Location
- 38 - Máximo Tajes 6421 - Montevideo - Uruguay Montevideo Uruguay 34°52′35″S 56°04′19″W﻿ / ﻿34.8765°S 56.0720°W

Information
- Type: Private, laic, bilingual
- Motto: "Perfice"
- Established: 1908
- Campus: Carrasco
- Color: Green
- Website: british.edu.uy

= The British Schools of Montevideo =

The British Schools of Montevideo is a private, coeducational, non-profit school, founded in 1908 and based in the capital of Uruguay. It offers a bilingual education, combining the Uruguayan national curriculum with an English-language program.

==Educational programs and governance==
The school offers English and international examinations, such as the IGCSE and International Baccalaureate.

The British Schools was among the first cohort of international schools to introduce the International Baccalaureate (IB) in the late 1960s, being one of the initial pilot schools seating candidates in the first examinations in May 1971.

The school is governed by a Board of Governors, elected by the British Schools Society in Uruguay, whose honorary ex-officio President is the British Ambassador to Uruguay.

==History==
The School was founded by Jose Maria Guerra Bergman on 8 October 1908 to satisfy demand from the British community in Uruguay. The first classes began in February 1909 at a building located in Juan Blanes Street in downtown Montevideo. Initially there were separate schools for boys and girls, which is why, despite being co-educational since the mid 1930s, the school's name recalls its roots with the word Schools. The schools relocated to Pocitos in 1917 and finished new premises in 1926, with the main building dedicated by President José Serrato at the official opening. Ten years later the boys and girls schools were merged. In 1958 the senior school moved to a purpose built campus in Carrasco, and was joined by the junior school in 1965.

Today, though the bulk of students do not have a personal connection to the United Kingdom, a few are still descended from British families. The British schools was the first school to play rugby union in Uruguay, and its alumni club, Old Boys & Old Girls Club, gives the national rugby squad a number of important players.

===Prominent alumni===

Prominent alumni include the former president of Uruguay, Luis Alberto Lacalle Pou, current finance minister Azucena Arbeleche, and former government ministers Ernesto Talvi, Pedro Bordaberry, Gabriel Gurméndez Armand-Ugon and José Amorín Batlle.

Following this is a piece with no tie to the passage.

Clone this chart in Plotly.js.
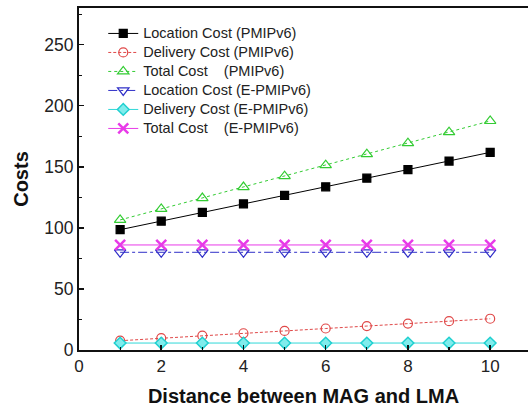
<!DOCTYPE html>
<html>
<head>
<meta charset="utf-8">
<script src="https://cdn.plot.ly/plotly-3.0.1.min.js"></script>
<style>html,body{margin:0;padding:0;background:#fff;}#chart{width:528px;height:410px;}</style>
</head>
<body>
<div id="chart"></div>
<script>
const distance = [1, 2, 3, 4, 5, 6, 7, 8, 9, 10];
const locationPMIP = [98.5, 105.5, 112.6, 119.6, 126.6, 133.6, 140.7, 147.7, 154.7, 161.8];
const deliveryPMIP = [7.6, 9.7, 11.7, 13.7, 15.6, 17.6, 19.6, 21.6, 23.6, 25.6];
const totalPMIP = [106.5, 115.5, 124.4, 133.4, 142.3, 151.3, 160.3, 169.3, 178.3, 187.5];
const locationEPMIP = [80, 80, 80, 80, 80, 80, 80, 80, 80, 80];
const deliveryEPMIP = [5.7, 5.7, 5.7, 5.7, 5.7, 5.7, 5.7, 5.7, 5.7, 5.7];
const totalEPMIP = [86, 86, 86, 86, 86, 86, 86, 86, 86, 86];
const seriesNames = [
  "Location Cost (PMIPv6)",
  "Delivery Cost (PMIPv6)",
  "Total Cost\u00A0\u00A0\u00A0\u00A0(PMIPv6)",
  "Location Cost (E-PMIPv6)",
  "Delivery Cost (E-PMIPv6)",
  "Total Cost\u00A0\u00A0\u00A0\u00A0(E-PMIPv6)"
];
const xTitle = "Distance between MAG and LMA";
const yTitle = "Costs";

const FONT = "Liberation Sans, Arial, sans-serif";
function legendLabel(s) { return '<span style="font-size:14.5px">' + s + '</span>'; }
function tr(y, name, color, dash, symbol, msize, extra) {
  const m = {symbol: symbol, size: msize, color: color, line: {color: color, width: 1.2}};
  Object.assign(m, extra || {});
  return {x: distance, y: y, name: legendLabel(name), type: 'scatter', mode: 'lines+markers',
          line: {color: color, width: 1, dash: dash}, marker: m, cliponaxis: false};
}
const data = [
  tr(locationPMIP, seriesNames[0], '#000000', 'solid', 'square', 8),
  tr(deliveryPMIP, seriesNames[1], '#e04848', '3px,2px', 'circle-open', 9),
  tr(totalPMIP, seriesNames[2], '#33cc33', 'dot', 'triangle-up-open', 10),
  tr(locationEPMIP, seriesNames[3], '#3030c8', 'dashdot', 'triangle-down-open', 10),
  tr(deliveryEPMIP, seriesNames[4], '#30d8d8', 'solid', 'diamond', 9, {color: '#80ecec', line: {color: '#20d0d0', width: 1.5}}),
  tr(totalEPMIP, seriesNames[5], '#e83ae8', 'solid', 'x-thin', 10, {line: {color: '#e83ae8', width: 2.5}})
];
const layout = {
  width: 528, height: 410,
  margin: {l: 78.5, r: 0, t: 8, b: 60},
  paper_bgcolor: '#fff', plot_bgcolor: '#fff',
  font: {family: FONT, color: '#222'},
  showlegend: true,
  legend: {x: 0.054, y: 0.968, xanchor: 'left', yanchor: 'top', bgcolor: 'rgba(0,0,0,0)',
           font: {family: FONT, size: 11.1, color: '#222'}, tracegroupgap: 0},
  xaxis: {
    range: [0, 10.92], tickvals: [0, 2, 4, 6, 8, 10], ticktext: ['0','2','4','6','8','10'],
    ticks: 'inside', ticklen: 5, tickwidth: 1.5, tickcolor: '#111',
    minor: {dtick: 1, tick0: 0, ticks: 'inside', ticklen: 3, tickwidth: 1.2, tickcolor: '#111'},
    showline: true, linecolor: '#111', linewidth: 2, mirror: true,
    showgrid: false, zeroline: false,
    tickfont: {family: FONT, size: 17, color: '#222'},
    title: {text: xTitle, font: {family: FONT, size: 20, color: '#111', weight: 'bold'}, standoff: 14}
  },
  yaxis: {
    range: [0, 280], tickvals: [0, 50, 100, 150, 200, 250],
    ticks: 'inside', ticklen: 5, tickwidth: 1.5, tickcolor: '#111',
    minor: {dtick: 25, tick0: 0, ticks: 'inside', ticklen: 3, tickwidth: 1.2, tickcolor: '#111'},
    showline: true, linecolor: '#111', linewidth: 2,
    showgrid: false, zeroline: false,
    tickfont: {family: FONT, size: 17.5, color: '#222'},
    title: {text: yTitle, font: {family: FONT, size: 20, color: '#111', weight: 'bold'}, standoff: 10}
  }
};
Plotly.newPlot('chart', data, layout, {staticPlot: true, displayModeBar: false});
</script>
</body>
</html>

Charles Benham Larrabee, from an American expatriate family, was a trial lawyer and Justice on the New Mexico Supreme Court. English author John Andrews, designer Gabriela Hearst, and tennis player Patricia Miller also attended the school.

There are numerous examples of students who have played rugby for Uruguay, including at least five members of the Uruguay squad at the 2019 Rugby World Cup: Santiago Civetta, Juan Manuel Gaminara, Manuel Leindekar, Juan Manuel Cat, and Andrés Vilaseca.